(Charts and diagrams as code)

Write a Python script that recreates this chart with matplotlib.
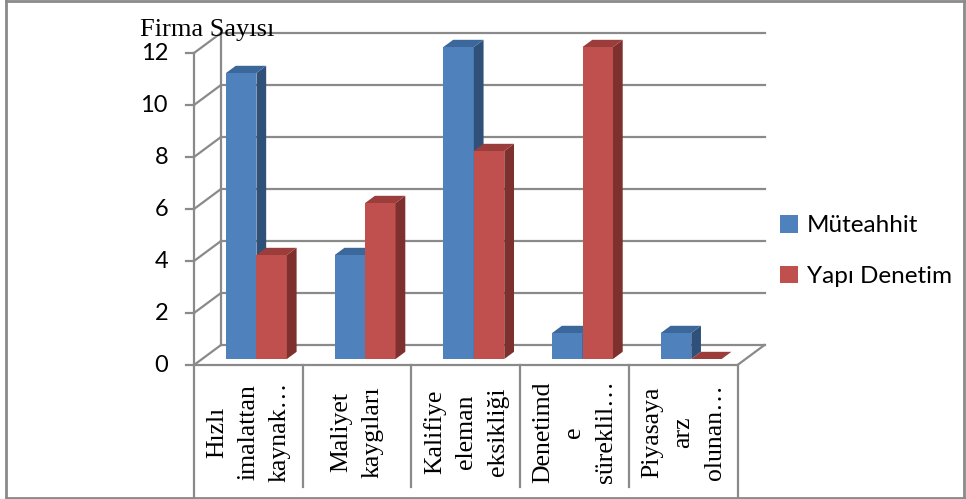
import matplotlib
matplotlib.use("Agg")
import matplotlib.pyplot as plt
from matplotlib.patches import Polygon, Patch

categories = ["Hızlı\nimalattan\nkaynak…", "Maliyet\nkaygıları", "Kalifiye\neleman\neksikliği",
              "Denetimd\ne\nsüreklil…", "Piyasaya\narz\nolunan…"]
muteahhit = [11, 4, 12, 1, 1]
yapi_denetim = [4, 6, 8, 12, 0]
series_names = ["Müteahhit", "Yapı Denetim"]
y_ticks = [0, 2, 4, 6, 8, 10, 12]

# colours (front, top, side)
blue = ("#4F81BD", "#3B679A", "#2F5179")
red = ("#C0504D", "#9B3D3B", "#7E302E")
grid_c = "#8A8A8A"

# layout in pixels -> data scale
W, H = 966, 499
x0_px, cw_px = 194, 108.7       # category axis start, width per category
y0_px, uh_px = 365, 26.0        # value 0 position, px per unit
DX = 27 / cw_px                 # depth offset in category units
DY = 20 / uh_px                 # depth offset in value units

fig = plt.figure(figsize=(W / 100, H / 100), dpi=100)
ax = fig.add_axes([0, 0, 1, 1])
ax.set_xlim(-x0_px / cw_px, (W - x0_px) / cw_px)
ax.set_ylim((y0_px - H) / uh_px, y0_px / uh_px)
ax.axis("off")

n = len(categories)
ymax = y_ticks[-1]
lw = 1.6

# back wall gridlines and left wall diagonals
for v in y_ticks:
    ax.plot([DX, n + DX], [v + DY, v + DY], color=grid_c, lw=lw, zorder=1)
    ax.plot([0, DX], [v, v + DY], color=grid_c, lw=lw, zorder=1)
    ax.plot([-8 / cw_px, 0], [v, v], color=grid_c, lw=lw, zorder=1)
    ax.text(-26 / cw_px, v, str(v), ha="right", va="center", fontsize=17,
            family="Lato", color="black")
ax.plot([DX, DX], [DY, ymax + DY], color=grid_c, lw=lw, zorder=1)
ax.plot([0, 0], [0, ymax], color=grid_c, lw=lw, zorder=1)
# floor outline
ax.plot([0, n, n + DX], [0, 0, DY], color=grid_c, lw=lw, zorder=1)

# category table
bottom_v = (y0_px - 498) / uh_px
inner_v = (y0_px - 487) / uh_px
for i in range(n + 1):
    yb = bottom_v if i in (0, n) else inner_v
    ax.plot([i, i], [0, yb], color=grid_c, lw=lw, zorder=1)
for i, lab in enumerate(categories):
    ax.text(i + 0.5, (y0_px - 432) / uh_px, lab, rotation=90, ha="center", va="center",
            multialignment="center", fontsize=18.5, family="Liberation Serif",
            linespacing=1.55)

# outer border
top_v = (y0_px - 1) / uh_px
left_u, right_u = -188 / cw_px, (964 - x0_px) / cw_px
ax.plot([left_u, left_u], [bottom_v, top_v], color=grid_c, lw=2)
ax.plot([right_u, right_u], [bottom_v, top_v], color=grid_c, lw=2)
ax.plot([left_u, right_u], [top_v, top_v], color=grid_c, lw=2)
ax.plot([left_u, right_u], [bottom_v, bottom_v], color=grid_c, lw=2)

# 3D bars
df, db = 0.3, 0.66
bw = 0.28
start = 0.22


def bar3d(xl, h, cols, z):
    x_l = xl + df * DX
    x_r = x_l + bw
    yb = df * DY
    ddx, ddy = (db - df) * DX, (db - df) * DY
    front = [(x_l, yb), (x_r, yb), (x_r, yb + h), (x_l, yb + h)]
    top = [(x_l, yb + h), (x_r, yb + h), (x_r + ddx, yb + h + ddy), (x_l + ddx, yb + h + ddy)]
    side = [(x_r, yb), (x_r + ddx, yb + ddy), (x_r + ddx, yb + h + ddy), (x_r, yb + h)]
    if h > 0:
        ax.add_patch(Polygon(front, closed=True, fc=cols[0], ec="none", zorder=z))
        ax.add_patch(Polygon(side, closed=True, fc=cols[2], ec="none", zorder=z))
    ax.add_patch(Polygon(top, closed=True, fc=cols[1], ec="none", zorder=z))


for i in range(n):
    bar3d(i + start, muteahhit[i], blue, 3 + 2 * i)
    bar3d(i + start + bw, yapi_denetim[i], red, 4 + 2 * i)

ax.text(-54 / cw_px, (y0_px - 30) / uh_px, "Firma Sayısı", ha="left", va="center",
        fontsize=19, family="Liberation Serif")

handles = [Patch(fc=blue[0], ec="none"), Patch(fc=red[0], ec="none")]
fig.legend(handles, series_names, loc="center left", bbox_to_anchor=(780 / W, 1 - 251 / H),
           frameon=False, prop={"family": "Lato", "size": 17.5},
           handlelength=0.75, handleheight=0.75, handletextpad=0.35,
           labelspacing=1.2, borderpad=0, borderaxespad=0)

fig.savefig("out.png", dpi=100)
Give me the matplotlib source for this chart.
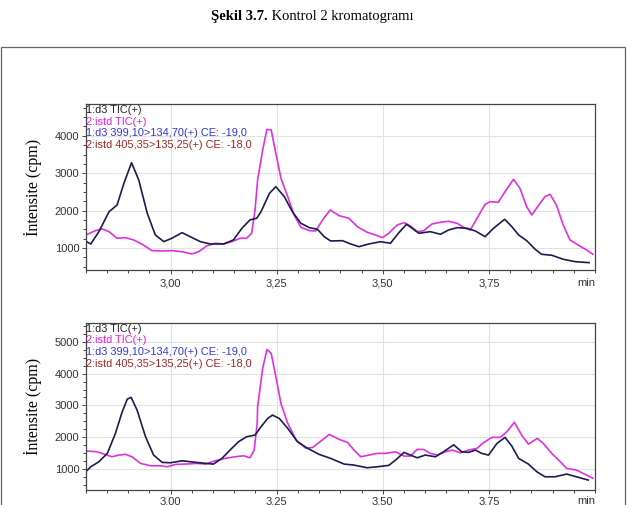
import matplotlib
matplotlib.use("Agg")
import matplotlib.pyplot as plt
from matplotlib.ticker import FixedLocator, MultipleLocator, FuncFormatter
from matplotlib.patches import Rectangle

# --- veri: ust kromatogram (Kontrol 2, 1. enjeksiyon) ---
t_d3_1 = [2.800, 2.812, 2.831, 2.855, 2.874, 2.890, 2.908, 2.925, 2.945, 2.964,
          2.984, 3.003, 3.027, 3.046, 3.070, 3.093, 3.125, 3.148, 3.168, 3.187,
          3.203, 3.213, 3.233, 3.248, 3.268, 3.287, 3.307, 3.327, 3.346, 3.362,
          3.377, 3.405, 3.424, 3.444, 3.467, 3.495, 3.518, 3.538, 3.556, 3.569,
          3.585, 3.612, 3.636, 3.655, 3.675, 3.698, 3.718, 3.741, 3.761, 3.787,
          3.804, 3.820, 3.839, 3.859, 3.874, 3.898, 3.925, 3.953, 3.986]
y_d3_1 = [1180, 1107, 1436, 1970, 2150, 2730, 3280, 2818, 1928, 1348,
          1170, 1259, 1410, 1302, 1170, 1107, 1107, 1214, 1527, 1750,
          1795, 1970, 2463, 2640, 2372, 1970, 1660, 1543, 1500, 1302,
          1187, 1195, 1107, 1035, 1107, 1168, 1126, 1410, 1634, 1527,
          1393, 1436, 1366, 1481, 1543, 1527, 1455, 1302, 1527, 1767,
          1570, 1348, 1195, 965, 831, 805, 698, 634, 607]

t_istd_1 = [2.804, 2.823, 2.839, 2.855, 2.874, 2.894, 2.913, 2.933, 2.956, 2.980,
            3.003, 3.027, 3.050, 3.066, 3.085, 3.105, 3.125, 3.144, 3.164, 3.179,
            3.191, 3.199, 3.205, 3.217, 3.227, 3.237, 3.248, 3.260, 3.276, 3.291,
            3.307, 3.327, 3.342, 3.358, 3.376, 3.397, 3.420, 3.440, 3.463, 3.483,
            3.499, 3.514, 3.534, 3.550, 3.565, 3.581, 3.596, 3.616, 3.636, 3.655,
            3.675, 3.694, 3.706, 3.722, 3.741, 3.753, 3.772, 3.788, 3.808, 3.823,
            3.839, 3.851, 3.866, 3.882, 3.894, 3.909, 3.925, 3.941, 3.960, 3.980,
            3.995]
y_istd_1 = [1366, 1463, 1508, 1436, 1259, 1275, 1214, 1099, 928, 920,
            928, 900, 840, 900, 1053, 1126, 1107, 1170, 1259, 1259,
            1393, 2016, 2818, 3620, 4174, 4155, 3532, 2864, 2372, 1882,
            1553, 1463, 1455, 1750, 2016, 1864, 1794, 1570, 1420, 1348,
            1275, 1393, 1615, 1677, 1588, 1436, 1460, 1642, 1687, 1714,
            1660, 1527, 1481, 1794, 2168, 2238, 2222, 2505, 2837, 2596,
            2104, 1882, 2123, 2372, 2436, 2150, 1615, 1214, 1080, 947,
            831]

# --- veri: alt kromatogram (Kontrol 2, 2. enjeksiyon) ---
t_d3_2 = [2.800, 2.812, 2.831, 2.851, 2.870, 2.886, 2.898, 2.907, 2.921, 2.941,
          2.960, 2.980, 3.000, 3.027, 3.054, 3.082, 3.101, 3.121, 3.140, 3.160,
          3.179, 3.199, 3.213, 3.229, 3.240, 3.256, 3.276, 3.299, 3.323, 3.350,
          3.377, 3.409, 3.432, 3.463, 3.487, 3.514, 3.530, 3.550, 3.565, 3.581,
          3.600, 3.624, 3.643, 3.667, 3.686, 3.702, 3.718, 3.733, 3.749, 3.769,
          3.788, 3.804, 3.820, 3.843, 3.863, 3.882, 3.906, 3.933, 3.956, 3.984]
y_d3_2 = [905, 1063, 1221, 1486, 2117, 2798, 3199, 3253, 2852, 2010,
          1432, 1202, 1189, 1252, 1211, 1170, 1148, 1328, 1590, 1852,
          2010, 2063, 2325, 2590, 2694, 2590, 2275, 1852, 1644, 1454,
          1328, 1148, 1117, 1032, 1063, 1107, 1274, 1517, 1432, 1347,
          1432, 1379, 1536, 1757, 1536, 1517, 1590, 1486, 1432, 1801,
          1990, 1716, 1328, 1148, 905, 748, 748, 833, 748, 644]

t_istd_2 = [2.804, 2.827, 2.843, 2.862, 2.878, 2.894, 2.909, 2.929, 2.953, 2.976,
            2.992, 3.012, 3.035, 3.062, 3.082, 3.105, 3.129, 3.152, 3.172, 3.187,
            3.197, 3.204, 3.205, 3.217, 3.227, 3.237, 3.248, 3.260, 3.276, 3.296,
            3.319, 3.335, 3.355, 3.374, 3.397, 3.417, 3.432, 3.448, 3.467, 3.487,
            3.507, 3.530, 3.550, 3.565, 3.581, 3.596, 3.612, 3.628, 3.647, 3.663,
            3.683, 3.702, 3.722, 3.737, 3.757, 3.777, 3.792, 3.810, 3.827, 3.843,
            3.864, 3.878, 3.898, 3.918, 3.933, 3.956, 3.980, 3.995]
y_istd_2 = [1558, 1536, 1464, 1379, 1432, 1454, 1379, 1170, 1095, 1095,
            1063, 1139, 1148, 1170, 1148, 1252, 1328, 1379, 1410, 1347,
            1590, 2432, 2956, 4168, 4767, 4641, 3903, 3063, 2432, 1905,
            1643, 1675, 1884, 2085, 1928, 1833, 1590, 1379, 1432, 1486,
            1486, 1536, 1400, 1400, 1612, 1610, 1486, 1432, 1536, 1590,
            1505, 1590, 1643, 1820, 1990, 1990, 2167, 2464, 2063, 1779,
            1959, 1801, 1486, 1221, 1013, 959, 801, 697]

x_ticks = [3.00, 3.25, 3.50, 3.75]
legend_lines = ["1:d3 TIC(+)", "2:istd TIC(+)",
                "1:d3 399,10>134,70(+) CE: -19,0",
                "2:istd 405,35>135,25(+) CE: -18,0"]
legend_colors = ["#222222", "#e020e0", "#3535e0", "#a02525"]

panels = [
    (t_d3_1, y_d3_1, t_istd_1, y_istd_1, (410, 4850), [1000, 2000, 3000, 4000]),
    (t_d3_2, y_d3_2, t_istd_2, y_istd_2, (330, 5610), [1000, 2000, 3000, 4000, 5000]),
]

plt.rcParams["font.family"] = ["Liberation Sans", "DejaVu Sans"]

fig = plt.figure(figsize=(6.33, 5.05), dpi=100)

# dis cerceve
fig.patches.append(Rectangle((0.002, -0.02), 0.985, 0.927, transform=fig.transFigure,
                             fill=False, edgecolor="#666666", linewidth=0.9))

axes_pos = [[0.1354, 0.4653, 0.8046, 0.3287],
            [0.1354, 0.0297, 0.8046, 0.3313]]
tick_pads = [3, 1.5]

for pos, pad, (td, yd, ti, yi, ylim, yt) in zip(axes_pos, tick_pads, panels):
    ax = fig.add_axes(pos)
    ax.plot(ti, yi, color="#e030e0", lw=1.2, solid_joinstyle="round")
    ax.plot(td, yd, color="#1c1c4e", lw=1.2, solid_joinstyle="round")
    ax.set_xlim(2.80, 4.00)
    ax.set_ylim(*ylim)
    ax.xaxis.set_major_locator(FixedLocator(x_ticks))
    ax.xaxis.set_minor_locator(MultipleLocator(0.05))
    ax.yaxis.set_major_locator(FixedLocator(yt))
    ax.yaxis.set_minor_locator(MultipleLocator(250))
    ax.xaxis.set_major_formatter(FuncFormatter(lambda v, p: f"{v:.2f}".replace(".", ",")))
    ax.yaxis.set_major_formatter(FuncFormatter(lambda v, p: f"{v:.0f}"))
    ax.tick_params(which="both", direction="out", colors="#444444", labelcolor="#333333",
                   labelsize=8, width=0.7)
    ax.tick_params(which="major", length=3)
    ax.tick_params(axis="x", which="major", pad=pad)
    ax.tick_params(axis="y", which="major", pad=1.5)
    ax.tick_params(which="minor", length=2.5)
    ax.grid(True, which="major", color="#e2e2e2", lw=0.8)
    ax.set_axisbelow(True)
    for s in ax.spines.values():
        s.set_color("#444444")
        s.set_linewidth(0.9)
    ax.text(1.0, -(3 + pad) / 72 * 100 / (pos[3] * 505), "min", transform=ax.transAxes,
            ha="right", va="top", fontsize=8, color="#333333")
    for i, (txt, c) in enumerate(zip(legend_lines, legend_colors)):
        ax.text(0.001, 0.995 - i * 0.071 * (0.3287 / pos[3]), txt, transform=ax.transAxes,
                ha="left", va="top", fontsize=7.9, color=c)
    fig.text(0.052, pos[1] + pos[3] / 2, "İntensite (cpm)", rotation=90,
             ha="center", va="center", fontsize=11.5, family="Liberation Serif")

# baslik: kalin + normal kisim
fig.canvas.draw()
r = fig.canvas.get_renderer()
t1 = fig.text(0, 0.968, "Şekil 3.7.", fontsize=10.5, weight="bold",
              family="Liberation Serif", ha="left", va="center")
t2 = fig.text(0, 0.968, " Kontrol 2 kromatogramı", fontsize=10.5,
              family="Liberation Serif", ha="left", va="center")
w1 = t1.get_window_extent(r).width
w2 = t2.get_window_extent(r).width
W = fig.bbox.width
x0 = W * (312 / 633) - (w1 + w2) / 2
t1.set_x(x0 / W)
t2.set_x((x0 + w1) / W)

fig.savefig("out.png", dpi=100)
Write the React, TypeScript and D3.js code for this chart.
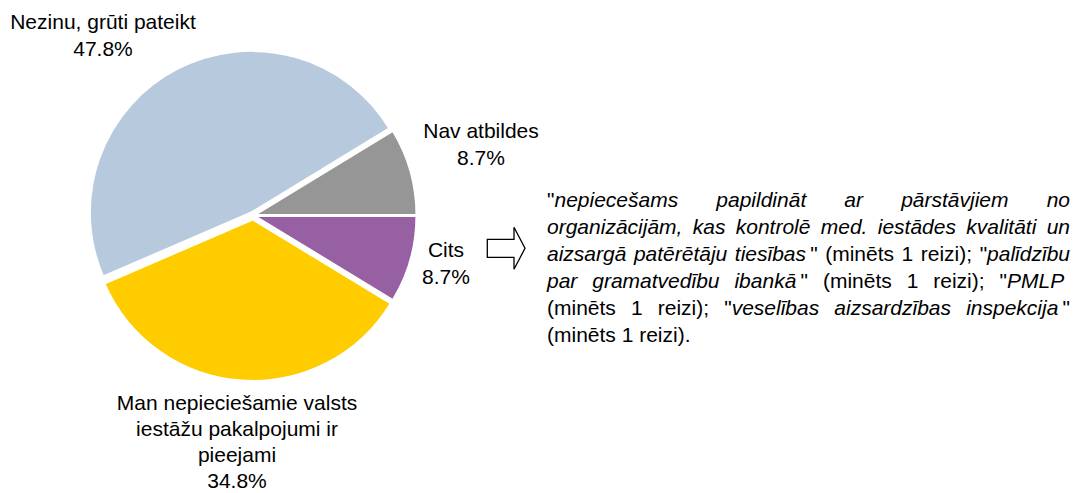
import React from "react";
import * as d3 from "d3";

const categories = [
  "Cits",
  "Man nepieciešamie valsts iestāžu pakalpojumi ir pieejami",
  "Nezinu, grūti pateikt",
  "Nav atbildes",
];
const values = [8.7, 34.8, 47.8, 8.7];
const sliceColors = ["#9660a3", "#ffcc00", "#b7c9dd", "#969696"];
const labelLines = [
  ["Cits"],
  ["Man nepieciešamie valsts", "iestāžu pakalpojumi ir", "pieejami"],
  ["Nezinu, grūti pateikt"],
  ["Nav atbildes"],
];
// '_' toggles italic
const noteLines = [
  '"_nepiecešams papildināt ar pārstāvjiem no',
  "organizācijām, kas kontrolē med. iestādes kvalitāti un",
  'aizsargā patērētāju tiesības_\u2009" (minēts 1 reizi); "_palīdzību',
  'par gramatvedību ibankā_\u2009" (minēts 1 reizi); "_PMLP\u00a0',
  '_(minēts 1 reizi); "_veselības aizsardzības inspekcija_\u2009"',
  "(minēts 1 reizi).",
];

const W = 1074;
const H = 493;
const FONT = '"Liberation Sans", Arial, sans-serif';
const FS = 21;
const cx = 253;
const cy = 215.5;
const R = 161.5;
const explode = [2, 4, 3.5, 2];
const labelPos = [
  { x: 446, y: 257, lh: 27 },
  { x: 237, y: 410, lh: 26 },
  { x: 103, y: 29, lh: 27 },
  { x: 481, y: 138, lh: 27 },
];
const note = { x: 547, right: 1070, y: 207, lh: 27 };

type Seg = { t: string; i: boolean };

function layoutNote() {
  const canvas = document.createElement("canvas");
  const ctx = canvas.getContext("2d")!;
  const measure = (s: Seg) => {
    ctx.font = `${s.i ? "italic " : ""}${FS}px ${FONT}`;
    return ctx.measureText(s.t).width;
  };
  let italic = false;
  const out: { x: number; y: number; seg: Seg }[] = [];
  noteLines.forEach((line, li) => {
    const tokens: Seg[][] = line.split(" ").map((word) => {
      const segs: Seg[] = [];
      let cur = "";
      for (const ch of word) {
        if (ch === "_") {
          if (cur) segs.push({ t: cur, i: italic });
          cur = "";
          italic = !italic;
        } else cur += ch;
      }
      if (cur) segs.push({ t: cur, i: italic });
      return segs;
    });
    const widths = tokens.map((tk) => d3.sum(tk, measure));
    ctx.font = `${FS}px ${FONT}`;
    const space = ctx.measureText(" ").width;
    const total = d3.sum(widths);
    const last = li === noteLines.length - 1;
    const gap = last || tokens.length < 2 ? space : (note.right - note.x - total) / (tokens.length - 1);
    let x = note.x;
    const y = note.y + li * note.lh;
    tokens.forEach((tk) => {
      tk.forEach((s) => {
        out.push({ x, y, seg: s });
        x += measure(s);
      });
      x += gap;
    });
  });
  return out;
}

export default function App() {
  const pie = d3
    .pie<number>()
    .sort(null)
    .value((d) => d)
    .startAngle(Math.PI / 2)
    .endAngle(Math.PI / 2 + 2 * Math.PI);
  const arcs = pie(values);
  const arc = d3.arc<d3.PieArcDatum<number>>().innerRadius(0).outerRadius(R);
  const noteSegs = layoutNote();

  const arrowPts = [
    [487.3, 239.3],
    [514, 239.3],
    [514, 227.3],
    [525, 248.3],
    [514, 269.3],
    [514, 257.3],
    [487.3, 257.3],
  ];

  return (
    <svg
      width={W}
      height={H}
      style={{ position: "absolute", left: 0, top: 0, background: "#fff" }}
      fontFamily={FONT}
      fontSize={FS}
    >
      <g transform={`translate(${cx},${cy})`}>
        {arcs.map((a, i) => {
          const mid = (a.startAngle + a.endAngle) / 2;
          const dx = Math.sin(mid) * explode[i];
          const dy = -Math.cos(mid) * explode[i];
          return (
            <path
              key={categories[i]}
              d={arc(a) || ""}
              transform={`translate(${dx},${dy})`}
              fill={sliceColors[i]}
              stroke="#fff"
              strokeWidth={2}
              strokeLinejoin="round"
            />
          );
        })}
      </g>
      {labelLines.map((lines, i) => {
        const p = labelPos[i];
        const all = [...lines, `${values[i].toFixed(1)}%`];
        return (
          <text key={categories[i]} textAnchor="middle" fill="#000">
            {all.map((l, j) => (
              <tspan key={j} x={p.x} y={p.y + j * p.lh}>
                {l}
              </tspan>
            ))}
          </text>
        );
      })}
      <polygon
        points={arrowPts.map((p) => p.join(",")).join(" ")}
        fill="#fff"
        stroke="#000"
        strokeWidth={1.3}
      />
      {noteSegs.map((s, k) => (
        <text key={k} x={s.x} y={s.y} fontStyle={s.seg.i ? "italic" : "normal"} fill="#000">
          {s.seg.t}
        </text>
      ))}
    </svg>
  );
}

> [EXERCISE DETAILS]:
From the first line of the material down to the line containing "from matplotlib.patches import Polygon, Patch", inclusive, return each line exactly, skipping any picture.

> [WORKED ANSWER]:
Write a Python script that recreates this chart with matplotlib.
import matplotlib
matplotlib.use("Agg")
import matplotlib.pyplot as plt
from matplotlib.patches import Polygon, Patch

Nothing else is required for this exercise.